■ Supplied information:
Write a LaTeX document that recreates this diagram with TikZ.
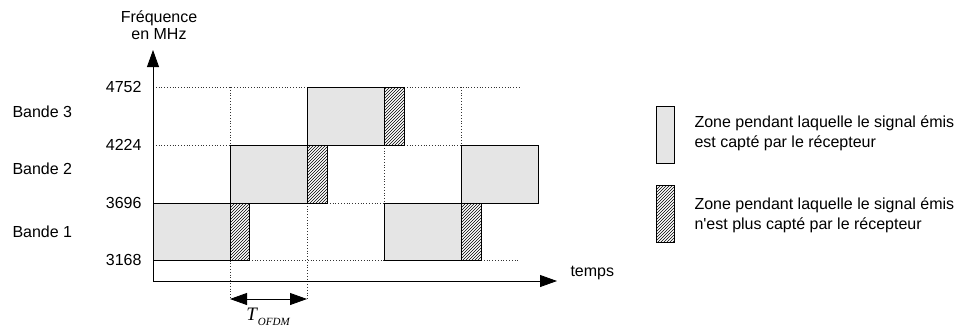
\documentclass[tikz,border=0pt]{standalone}
\usepackage{fontspec}
\setmainfont{Liberation Sans}
\newfontfamily\timesfont{Liberation Serif}
\usetikzlibrary{arrows.meta, patterns, positioning}

\tikzset{
    zoneon/.style={draw, line width=0.8pt, fill=black!10},
    zoneoff/.style={draw, line width=0.8pt, pattern=north east lines},
    grille/.style={dotted, line width=0.8pt, black!80},
}

\begin{document}
\begin{tikzpicture}[x=1pt, y=1pt, font=\fontsize{16}{17}\selectfont, >={Triangle[length=17pt, width=12pt]}]
    \useasboundingbox (0,0) rectangle (967,-333);

    % quadrillage
    \draw[grille] (153,-87) -- (307,-87) (404,-87) -- (520,-87);
    \draw[grille] (153,-145) -- (230,-145) (404,-145) -- (461,-145);
    \draw[grille] (327,-203) -- (384,-203);
    \draw[grille] (249,-260) -- (384,-260) (481,-260) -- (520,-260);
    \draw[grille] (230,-87) -- (230,-299);
    \draw[grille] (307,-203) -- (307,-299);
    \draw[grille] (384,-145) -- (384,-203);
    \draw[grille] (461,-87) -- (461,-145);

    % zones
    \draw[zoneon]  (153,-203) rectangle (230,-260);
    \draw[zoneoff] (230,-203) rectangle (249,-260);
    \draw[zoneon]  (230,-145) rectangle (307,-203);
    \draw[zoneoff] (307,-145) rectangle (327,-203);
    \draw[zoneon]  (307,-87) rectangle (384,-145);
    \draw[zoneoff] (384,-87) rectangle (404,-145);
    \draw[zoneon]  (384,-203) rectangle (461,-260);
    \draw[zoneoff] (461,-203) rectangle (481,-260);
    \draw[zoneon]  (461,-145) rectangle (538,-203);

    % axes
    \coordinate (origine) at (153,-281);
    \coordinate (yfin) at (153,-50);
    \coordinate (xfin) at (557,-281);
    \draw[->, line width=0.8pt] (origine) -- (yfin);
    \draw[->, line width=0.8pt] (origine) -- (xfin);
    \node[align=center] (freq) at (159,-25) {Fréquence\\en MHz};
    \node[anchor=west] (temps) at (567,-273) {temps};

    \node[anchor=east] (f4752) at (145,-87) {4752};
    \node[anchor=east] (f4224) at (145,-145) {4224};
    \node[anchor=east] (f3696) at (145,-203) {3696};
    \node[anchor=east] (f3168) at (145,-260) {3168};
    \node[anchor=west] (bande3) at (9,-112) {Bande 3};
    \node[anchor=west] (bande2) at (9,-169) {Bande 2};
    \node[anchor=west] (bande1) at (9,-232) {Bande 1};

    % duree symbole
    \coordinate (tdeb) at (230,-299);
    \coordinate (tfin) at (307,-299);
    \draw[<->, line width=0.8pt] (tdeb) -- (tfin);
    \node (tofdm) at (268,-317) {\timesfont\itshape\fontsize{19}{19}\selectfont T\kern1pt\raisebox{-5pt}{\fontsize{11}{11}\selectfont OFDM}};

    % legende
    \draw[zoneon]  (656,-106) rectangle (674,-163);
    \draw[zoneoff] (656,-185) rectangle (674,-242);
    \node[anchor=west, align=left, font=\fontsize{16}{20}\selectfont] (leg1) at (691,-133) {Zone pendant laquelle le signal émis\\est capté par le récepteur};
    \node[anchor=west, align=left, font=\fontsize{16}{20}\selectfont] (leg2) at (691,-215) {Zone pendant laquelle le signal émis\\n\textquotesingle est plus capté par le récepteur};
\end{tikzpicture}
\end{document}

■ Requirements:
With all pictures left out, please transcribe exactly the lines from the start of the material through the line with "(temps) at (567,-273)".

■ Complete answer:
Write a LaTeX document that recreates this diagram with TikZ.
\documentclass[tikz,border=0pt]{standalone}
\usepackage{fontspec}
\setmainfont{Liberation Sans}
\newfontfamily\timesfont{Liberation Serif}
\usetikzlibrary{arrows.meta, patterns, positioning}

\tikzset{
    zoneon/.style={draw, line width=0.8pt, fill=black!10},
    zoneoff/.style={draw, line width=0.8pt, pattern=north east lines},
    grille/.style={dotted, line width=0.8pt, black!80},
}

\begin{document}
\begin{tikzpicture}[x=1pt, y=1pt, font=\fontsize{16}{17}\selectfont, >={Triangle[length=17pt, width=12pt]}]
    \useasboundingbox (0,0) rectangle (967,-333);

    % quadrillage
    \draw[grille] (153,-87) -- (307,-87) (404,-87) -- (520,-87);
    \draw[grille] (153,-145) -- (230,-145) (404,-145) -- (461,-145);
    \draw[grille] (327,-203) -- (384,-203);
    \draw[grille] (249,-260) -- (384,-260) (481,-260) -- (520,-260);
    \draw[grille] (230,-87) -- (230,-299);
    \draw[grille] (307,-203) -- (307,-299);
    \draw[grille] (384,-145) -- (384,-203);
    \draw[grille] (461,-87) -- (461,-145);

    % zones
    \draw[zoneon]  (153,-203) rectangle (230,-260);
    \draw[zoneoff] (230,-203) rectangle (249,-260);
    \draw[zoneon]  (230,-145) rectangle (307,-203);
    \draw[zoneoff] (307,-145) rectangle (327,-203);
    \draw[zoneon]  (307,-87) rectangle (384,-145);
    \draw[zoneoff] (384,-87) rectangle (404,-145);
    \draw[zoneon]  (384,-203) rectangle (461,-260);
    \draw[zoneoff] (461,-203) rectangle (481,-260);
    \draw[zoneon]  (461,-145) rectangle (538,-203);

    % axes
    \coordinate (origine) at (153,-281);
    \coordinate (yfin) at (153,-50);
    \coordinate (xfin) at (557,-281);
    \draw[->, line width=0.8pt] (origine) -- (yfin);
    \draw[->, line width=0.8pt] (origine) -- (xfin);
    \node[align=center] (freq) at (159,-25) {Fréquence\\en MHz};
    \node[anchor=west] (temps) at (567,-273) {temps};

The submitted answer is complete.